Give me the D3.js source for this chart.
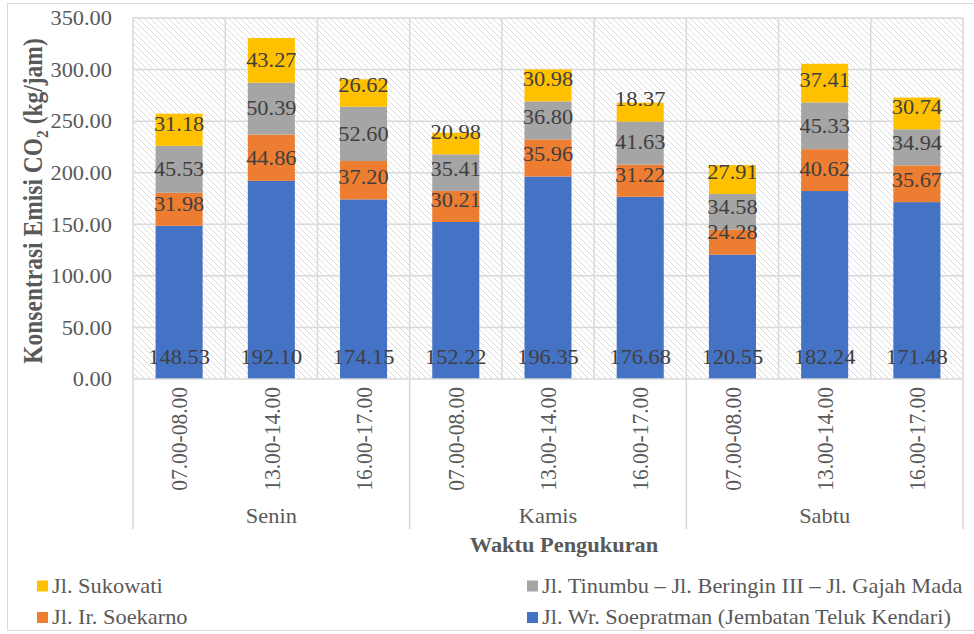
<!DOCTYPE html>
<html>
<head>
<meta charset="utf-8">
<script src="https://cdn.jsdelivr.net/npm/d3@7"></script>
<style>
  html, body { margin: 0; padding: 0; background: #fff; }
  svg { display: block; }
  svg text { font-family: "Liberation Serif", "Tinos", "Times New Roman", "DejaVu Serif", serif; }
</style>
</head>
<body>
<svg id="chart" width="974" height="634"></svg>
<script>
// Measurement days and time windows
const days = ["Senin", "Kamis", "Sabtu"];
const times = ["07.00-08.00", "13.00-14.00", "16.00-17.00"];

// CO2 emission per road segment (kg/jam), one value per day/time slot
const soepratman = [148.53, 192.10, 174.15, 152.22, 196.35, 176.68, 120.55, 182.24, 171.48];
const soekarno   = [31.98, 44.86, 37.20, 30.21, 35.96, 31.22, 24.28, 40.62, 35.67];
const tinumbu    = [45.53, 50.39, 52.60, 35.41, 36.80, 41.63, 34.58, 45.33, 34.94];
const sukowati   = [31.18, 43.27, 26.62, 20.98, 30.98, 18.37, 27.91, 37.41, 30.74];

const seriesNames = [
  "Jl. Wr. Soepratman (Jembatan Teluk Kendari)",
  "Jl. Ir. Soekarno",
  "Jl. Tinumbu – Jl. Beringin III – Jl. Gajah Mada",
  "Jl. Sukowati"
];
const seriesValues = [soepratman, soekarno, tinumbu, sukowati];
const seriesColors = ["#4472C4", "#ED7D31", "#A5A5A5", "#FFC000"];

const yTicks = [0, 50, 100, 150, 200, 250, 300, 350];

// Build category keys and stacking table
const cats = [];
days.forEach(d => times.forEach(t => cats.push(d + "|" + t)));
const table = cats.map((c, i) => {
  const row = { cat: c };
  seriesNames.forEach((s, k) => row[s] = seriesValues[k][i]);
  return row;
});
const stacked = d3.stack().keys(seriesNames)(table);

const svg = d3.select("#chart");
const plot = { left: 133, right: 963, top: 18, bottom: 379 };

const x = d3.scaleBand().domain(cats).range([plot.left, plot.right]).padding(0);
const y = d3.scaleLinear().domain([0, 350]).range([plot.bottom, plot.top]);
const barW = x.step() * 0.51;

const gridColor = "#d9d9d9";
const textGray = "#595959";
const SX = 1.12; // horizontal widening applied to all lettering

// Text placed at (px, py) and widened horizontally in screen space
function addText(parent, px, py, str, opts = {}) {
  const g = parent.append("g")
    .attr("transform", `translate(${px},${py}) scale(${SX},1)`);
  const t = g.append("text")
    .attr("font-size", opts.size || 20)
    .attr("fill", opts.fill || textGray)
    .attr("text-anchor", opts.anchor || "middle")
    .attr("dy", opts.dy || "0.34em");
  if (opts.weight) t.attr("font-weight", opts.weight);
  if (opts.rotate) t.attr("transform", `rotate(${opts.rotate})`);
  if (str !== null) t.text(str);
  return t;
}

// Outer chart frame
svg.append("rect")
  .attr("x", 7.5).attr("y", 3.5).attr("width", 980).attr("height", 627)
  .attr("fill", "#fff").attr("stroke", gridColor).attr("stroke-width", 1);

// Hatched plot background
const defs = svg.append("defs");
const pat = defs.append("pattern")
  .attr("id", "hatch").attr("patternUnits", "userSpaceOnUse")
  .attr("width", 6).attr("height", 6);
pat.append("path")
  .attr("d", "M0,0 L6,6 M-1,5 L1,7 M5,-1 L7,1")
  .attr("stroke", "#d6d6d6").attr("stroke-width", 0.9);
svg.append("rect")
  .attr("x", plot.left).attr("y", plot.top)
  .attr("width", plot.right - plot.left).attr("height", plot.bottom - plot.top)
  .attr("fill", "url(#hatch)");

// Horizontal gridlines
svg.append("g").selectAll("line").data(yTicks.slice(1)).join("line")
  .attr("x1", plot.left).attr("x2", plot.right)
  .attr("y1", d => y(d)).attr("y2", d => y(d))
  .attr("stroke", gridColor).attr("stroke-width", 1.5);

// Vertical gridlines at category boundaries
const bounds = cats.map(c => x(c)).concat([plot.right]);
svg.append("g").selectAll("line").data(bounds).join("line")
  .attr("x1", d => d).attr("x2", d => d)
  .attr("y1", plot.top).attr("y2", plot.bottom)
  .attr("stroke", gridColor).attr("stroke-width", 1.5);

// Stacked bars
const layers = svg.append("g").selectAll("g").data(stacked).join("g")
  .attr("fill", (d, i) => seriesColors[i]);
layers.selectAll("rect").data(d => d).join("rect")
  .attr("x", d => x(d.data.cat) + (x.step() - barW) / 2)
  .attr("width", barW)
  .attr("y", d => y(d[1]))
  .attr("height", d => y(d[0]) - y(d[1]));

// Category axis line
svg.append("line")
  .attr("x1", plot.left).attr("x2", plot.right)
  .attr("y1", plot.bottom).attr("y2", plot.bottom)
  .attr("stroke", gridColor).attr("stroke-width", 1.5);

// Data labels: base series sits at the bar base, the others near the segment middle
const labels = svg.append("g");
stacked.forEach((layer, k) => {
  layer.forEach((d, i) => {
    const bottom = y(d[0]);
    const mid = (y(d[0]) + y(d[1])) / 2;
    const cy = k === 0 ? bottom - 22 : Math.min(mid, bottom - 22);
    addText(labels, x(d.data.cat) + x.step() / 2, cy,
      d3.format(".2f")(seriesValues[k][i]), { fill: "#404040" });
  });
});

// Value axis
const yAxis = svg.append("g")
  .attr("transform", `translate(${plot.left},0)`)
  .call(d3.axisLeft(y).tickValues(yTicks).tickFormat(d3.format(".2f")).tickSize(0).tickPadding(21));
yAxis.attr("font-family", null).attr("font-size", null);
yAxis.select(".domain").remove();
yAxis.selectAll("text")
  .attr("font-size", 20).attr("fill", textGray)
  .attr("x", 0).attr("dy", "0.34em")
  .attr("transform", `translate(-21,0) scale(${SX},1)`);

// Time-window tick labels (rotated)
const xAxis = svg.append("g")
  .attr("transform", `translate(0,${plot.bottom})`)
  .call(d3.axisBottom(x).tickSize(0).tickFormat(c => c.split("|")[1]));
xAxis.attr("font-family", null).attr("font-size", null);
xAxis.select(".domain").remove();
xAxis.selectAll("text")
  .attr("font-size", 21.5).attr("fill", textGray)
  .attr("text-anchor", "end")
  .attr("transform", `scale(${SX},1) rotate(-90)`)
  .attr("x", -8).attr("y", 0).attr("dy", "0.34em");

// Day group separators and labels
const groupW = x.step() * times.length;
const groupEdges = d3.range(days.length + 1).map(i => plot.left + i * groupW);
svg.append("g").selectAll("line").data(groupEdges).join("line")
  .attr("x1", d => d).attr("x2", d => d)
  .attr("y1", plot.bottom).attr("y2", 529)
  .attr("stroke", gridColor).attr("stroke-width", 1.5);
const dayG = svg.append("g");
days.forEach((d, i) => addText(dayG, plot.left + (i + 0.5) * groupW, 516.5, d));

// Axis titles
addText(svg, 564, 545, "Waktu Pengukuran", { weight: "bold" });

const yTitle = addText(svg, 42, 201, null,
  { size: 23.5, weight: "bold", rotate: -90, dy: "0" });
yTitle.append("tspan").text("Konsentrasi Emisi CO");
yTitle.append("tspan").attr("font-size", 15.5).attr("dy", 5).text("2");
yTitle.append("tspan").attr("dy", -5).text(" (kg/jam)");

// Legend
const legendItems = [
  { k: 3, x: 37, y: 586 },
  { k: 2, x: 527, y: 586 },
  { k: 1, x: 37, y: 617.5 },
  { k: 0, x: 527, y: 617.5 }
];
const lg = svg.append("g");
legendItems.forEach(it => {
  lg.append("rect")
    .attr("x", it.x).attr("y", it.y - 5.5).attr("width", 11).attr("height", 11)
    .attr("fill", seriesColors[it.k]);
  addText(lg, it.x + 15, it.y, seriesNames[it.k], { anchor: "start" });
});
</script>
</body>
</html>
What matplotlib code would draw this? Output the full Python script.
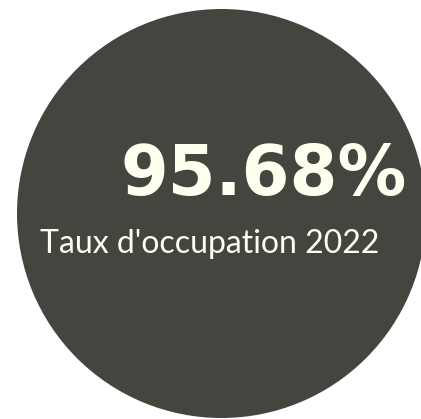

···

Up to and including the line containing "const yTicks = [0, 50, 100, 150, 200, 250, 300, 350];", quote each line of the entries above from the very first, please, exactly and without images.

Give me the D3.js source for this chart.
<!DOCTYPE html>
<html>
<head>
<meta charset="utf-8">
<script src="https://cdn.jsdelivr.net/npm/d3@7"></script>
<style>
  html, body { margin: 0; padding: 0; background: #fff; }
  svg { display: block; }
  svg text { font-family: "Liberation Serif", "Tinos", "Times New Roman", "DejaVu Serif", serif; }
</style>
</head>
<body>
<svg id="chart" width="974" height="634"></svg>
<script>
// Measurement days and time windows
const days = ["Senin", "Kamis", "Sabtu"];
const times = ["07.00-08.00", "13.00-14.00", "16.00-17.00"];

// CO2 emission per road segment (kg/jam), one value per day/time slot
const soepratman = [148.53, 192.10, 174.15, 152.22, 196.35, 176.68, 120.55, 182.24, 171.48];
const soekarno   = [31.98, 44.86, 37.20, 30.21, 35.96, 31.22, 24.28, 40.62, 35.67];
const tinumbu    = [45.53, 50.39, 52.60, 35.41, 36.80, 41.63, 34.58, 45.33, 34.94];
const sukowati   = [31.18, 43.27, 26.62, 20.98, 30.98, 18.37, 27.91, 37.41, 30.74];

const seriesNames = [
  "Jl. Wr. Soepratman (Jembatan Teluk Kendari)",
  "Jl. Ir. Soekarno",
  "Jl. Tinumbu – Jl. Beringin III – Jl. Gajah Mada",
  "Jl. Sukowati"
];
const seriesValues = [soepratman, soekarno, tinumbu, sukowati];
const seriesColors = ["#4472C4", "#ED7D31", "#A5A5A5", "#FFC000"];

const yTicks = [0, 50, 100, 150, 200, 250, 300, 350];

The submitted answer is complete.